Irish mother gives wise advice

By Brian King

I can still remember the warning my mother, in her thick Irish brogue, constantly repeated in my tin ear as a young boy: “You get nothing for nothing in this world.” It was her way of expressing the simple idea that we pay for everything we get, and if we don’t pay, someone else does.

Now President Barack Obama has proposed the idea of free community college education. That’s just like motherhood and apple pie. The junior college community must be thrilled. The fact is, we are all seduced by the notion of “something for nothing,” and like a budding teenage romance, the attraction is irresistible.

It’s true that free tuition benefits all community college students. The question is what happens to costs at four-year colleges? They go through the roof, said Dan Henninger, Deputy Editorial Page Director at the Wall Street Journal. Students don’t care who else picks up the tab for “free” community college.
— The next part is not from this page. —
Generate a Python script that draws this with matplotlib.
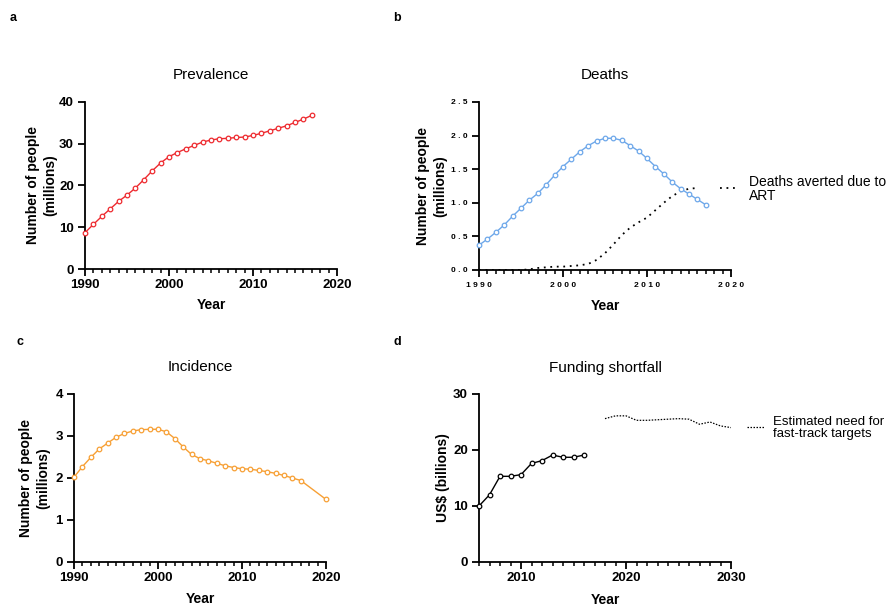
import numpy as np
import matplotlib
matplotlib.use('Agg')
import matplotlib.pyplot as plt
from matplotlib.ticker import MultipleLocator, FuncFormatter
from matplotlib.lines import Line2D

plt.rcParams['font.family'] = ['Liberation Sans', 'DejaVu Sans']

# ---- data ----
prev_years = list(range(1990, 2018))
prevalence = [8.7, 10.7, 12.6, 14.4, 16.2, 17.7, 19.4, 21.4, 23.5, 25.4,
              26.9, 27.9, 28.8, 29.6, 30.4, 30.9, 31.2, 31.3, 31.5, 31.6,
              32.0, 32.5, 33.1, 33.7, 34.3, 35.1, 35.9, 36.8]

death_years = list(range(1990, 2018))
deaths = [0.37, 0.46, 0.56, 0.67, 0.80, 0.92, 1.04, 1.14, 1.27, 1.41,
          1.54, 1.65, 1.76, 1.85, 1.92, 1.96, 1.96, 1.93, 1.85, 1.77,
          1.66, 1.54, 1.43, 1.31, 1.21, 1.13, 1.05, 0.97]

averted_years = list(range(1990, 2017))
averted = [0.0, 0.0, 0.0, 0.0, 0.0, 0.0, 0.01, 0.03, 0.04, 0.05,
           0.05, 0.06, 0.07, 0.09, 0.15, 0.25, 0.38, 0.52, 0.63, 0.71,
           0.78, 0.89, 1.00, 1.10, 1.17, 1.21, 1.22]

inc_years = list(range(1990, 2018)) + [2020]
incidence = [2.02, 2.27, 2.49, 2.69, 2.83, 2.97, 3.06, 3.12, 3.15, 3.16,
             3.16, 3.10, 2.94, 2.74, 2.56, 2.46, 2.41, 2.35, 2.29, 2.25,
             2.22, 2.21, 2.18, 2.15, 2.11, 2.06, 2.00, 1.94, 1.49]

fund_years = list(range(2006, 2017))
funding = [10.0, 12.0, 15.3, 15.3, 15.6, 17.6, 18.1, 19.1, 18.7, 18.7, 19.1]

need_years = list(range(2018, 2031))
need = [25.6, 26.1, 26.1, 25.3, 25.3, 25.4, 25.5, 25.6, 25.5, 24.6, 25.0, 24.3, 24.0]

RED = '#ee2a2f'
BLUE = '#6ea8ea'
ORANGE = '#f7a035'

W, H = 893, 606
fig = plt.figure(figsize=(W / 100, H / 100), dpi=100)


def box(left, bottom, right, top):
    return [left / W, 1 - bottom / H, (right - left) / W, (bottom - top) / H]


axA = fig.add_axes(box(85, 269, 337, 102))
axB = fig.add_axes(box(479, 270, 731, 102))
axC = fig.add_axes(box(74, 562, 326, 394))
axD = fig.add_axes(box(479, 562, 731, 394))


def style(ax, tick_fs=9.5):
    for s in ['top', 'right']:
        ax.spines[s].set_visible(False)
    for s in ['left', 'bottom']:
        ax.spines[s].set_linewidth(1.3)
    ax.tick_params(which='major', length=5, width=1.3, direction='out',
                   labelsize=tick_fs, pad=2)
    ax.tick_params(axis='y', which='major', pad=3)
    ax.tick_params(which='minor', length=3, width=1.1, direction='out')
    ax.yaxis.set_minor_locator(plt.NullLocator())
    for lab in ax.get_xticklabels() + ax.get_yticklabels():
        lab.set_fontweight('bold')


mk = dict(marker='o', markersize=3.3, markerfacecolor='white', markeredgewidth=0.9,
          lw=1.0, clip_on=False, zorder=3)

# a: prevalence
axA.plot(prev_years, prevalence, color=RED, markeredgecolor=RED, **mk)
axA.set_xlim(1990, 2020)
axA.set_ylim(0, 40)
axA.xaxis.set_major_locator(MultipleLocator(10))
axA.xaxis.set_minor_locator(MultipleLocator(1))
axA.yaxis.set_major_locator(MultipleLocator(10))
style(axA)

# b: deaths
axB.plot(death_years, deaths, color=BLUE, markeredgecolor=BLUE, **mk)
axB.plot(averted_years, averted, color='black', lw=1.3, linestyle=(0, (1, 2.6)),
         zorder=2)
axB.set_xlim(1990, 2020)
axB.set_ylim(0, 2.5)
axB.xaxis.set_major_locator(MultipleLocator(10))
axB.xaxis.set_minor_locator(MultipleLocator(1))
axB.yaxis.set_major_locator(MultipleLocator(0.5))
axB.xaxis.set_major_formatter(FuncFormatter(lambda v, p: ' '.join(f'{v:.0f}')))
axB.yaxis.set_major_formatter(FuncFormatter(lambda v, p: ' '.join(f'{v:.1f}')))
style(axB, tick_fs=6)
axB.tick_params(axis='x', which='major', pad=4)

# c: incidence
axC.plot(inc_years, incidence, color=ORANGE, markeredgecolor=ORANGE, **mk)
axC.set_xlim(1990, 2020)
axC.set_ylim(0, 4)
axC.xaxis.set_major_locator(MultipleLocator(10))
axC.xaxis.set_minor_locator(MultipleLocator(1))
axC.yaxis.set_major_locator(MultipleLocator(1))
style(axC)

# d: funding
axD.plot(fund_years, funding, color='black', markeredgecolor='black', **mk)
axD.plot(need_years, need, color='black', lw=0.9, linestyle=(0, (1.2, 1.2)))
axD.set_xlim(2006, 2030)
axD.set_ylim(0, 30)
axD.set_xticks([2010, 2020, 2030])
axD.xaxis.set_minor_locator(MultipleLocator(1))
axD.yaxis.set_major_locator(MultipleLocator(10))
style(axD)

# axis labels
lab_kw = dict(fontsize=10, fontweight='bold')
for ax, xl, yl, ylx, xly in [
        (axA, 'Year', 'Number of people\n(millions)', -0.111, -0.175),
        (axB, 'Year', 'Number of people\n(millions)', -0.127, -0.17),
        (axC, 'Year', 'Number of people\n(millions)', -0.095, -0.178),
        (axD, 'Year', 'US$ (billions)', -0.115, -0.183)]:
    ax.set_xlabel(xl, **lab_kw)
    ax.set_ylabel(yl, linespacing=1.3, **lab_kw)
    ax.yaxis.set_label_coords(ylx, 0.5)
    ax.xaxis.set_label_coords(0.5, xly)

# titles
for ax, t, ty in [(axA, 'Prevalence', 75), (axB, 'Deaths', 75),
                  (axC, 'Incidence', 367), (axD, 'Funding shortfall', 368)]:
    pos = ax.get_position()
    fig.text((pos.x0 + pos.x1) / 2, 1 - ty / H, t, ha='center', va='center',
             fontsize=11)

# panel letters
for lt, x, y in [('a', 13, 18), ('b', 397, 18), ('c', 20, 342), ('d', 397, 342)]:
    fig.text(x / W, 1 - y / H, lt, ha='center', va='center', fontsize=9,
             fontweight='bold')

# legends
fig.add_artist(Line2D([720 / W, 738 / W], [1 - 188 / H, 1 - 188 / H],
                      transform=fig.transFigure, color='black', lw=1.3,
                      linestyle=(0, (1, 2.6))))
fig.text(749 / W, 1 - 189 / H, 'Deaths averted due to\nART', ha='left',
         va='center', fontsize=10, linespacing=1.05)
fig.add_artist(Line2D([747 / W, 764 / W], [1 - 427 / H, 1 - 427 / H],
                      transform=fig.transFigure, color='black', lw=0.9,
                      linestyle=(0, (1.2, 1.2))))
fig.text(773 / W, 1 - 428 / H, 'Estimated need for\nfast-track targets',
         ha='left', va='center', fontsize=9.5, linespacing=1.1)

fig.savefig('out.png', dpi=100)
However, the day of reckoning dawns when they realize that we all pay the piper when we attend university, and later become productive earners.

Henninger said that perverse economic government incentives in the education market have caused university tuition to rise well beyond the rate of inflation, with no end in sight. Just ask parents and students struggling to pay for high university costs, or graduating students entering the workforce strapped with crippling student loans. If things are bad now, imagine what will happen when the real costs for community college education are passed on to future generations.

It’s hard to believe that in California less than 50 years ago, when the economy was driven by the boom in the hi-tech and defense sectors, this was the only state nationwide where tuition at community colleges and four year state colleges was free. In those days, Henninger said, a thriving economy created thousands of high-paying, high value-added jobs, growing the economic pie, which left large surpluses to fund the needs of the higher education establishment.

Today, the nation is buried under a mountain of unsustainable debt, exacerbated by the policies of the Obama Administration. According to the National Priorities Project, the National Debt today is at $18.1trillion, and growing exponentially, compared to a $10.6 trillion debt in 2009, on the day President George W. Bush left office.

Market economist Milton Friedman, said that market-oriented, pro-growth policies are the only solution. They’re what once made California the envy of the nation and the world. Not anymore. Onerous government tax, spend and regulatory policies deplete the vitality of the economic engine, he said, and drive businesses away, either overseas or to low tax, work-friendly states.

I think my mother would have said it best: “They killed the goose that laid the golden egg.”

Update: The Student Voice previously ran this story under the byline of Jon Suarez, when in fact it was Brian King who originally wrote the article. We have corrected the problem and apologize for any confusion.